Updated version: 1981
Edition: Fontana, 1985
Review number: 427
In the life of Ngaio Marsh, there are three major themes: her New Zealand background, her love of the theatre, and her writing of detective novels. Her autobiography, first published in the sixties and revised a few years before her death, concentrates on the first two to the virtual exclusion of the third. More is said of the journalism which began her writing career than of the Alleyn series. There are many possible reasons why she might do this, but I suspect that it is mainly that writing is not a spectacularly interesting activity to write about. Once a writer has answered the questions "Where do you get your ideas from?" and "Are your characters based on real people?" there isn't much to say. Marsh doesn't really answer the first question, but the answer to the second is definitely yes.The reader is introduced to the Lampreys, close friends of Marsh only marginally less irritating than their fictional versions.

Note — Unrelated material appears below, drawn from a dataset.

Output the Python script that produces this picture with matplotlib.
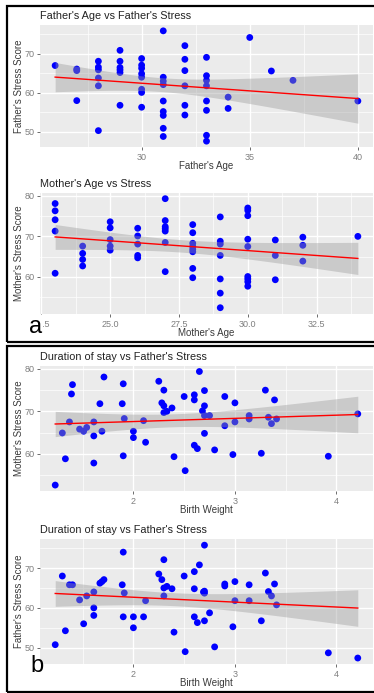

The major interest in the autobiography is the story of Marsh's involvement in the theatre. Her contributions to the development of New Zealand based theatre were important enough for them to be the reason she was awarded the DBE rather than her writing. She was an actress, but was best known for her direction, especially of Shakespeare. Shakespeare was considered too difficult for New Zealand audiences, but British touring companies had some success, and so did Marsh with companies made up principally of students. It always seems that a good production of Shakespeare can be understood and enjoyed by any audience; it is the way that he is taught in schools and the immensity of his reputation that put people off.
In the end, this is not an autobiography which reveals much about its subject; it tells us little that cannot be picked up from the detective stories - the love of theatre and of her country of origin comes across quite strongly in several of them.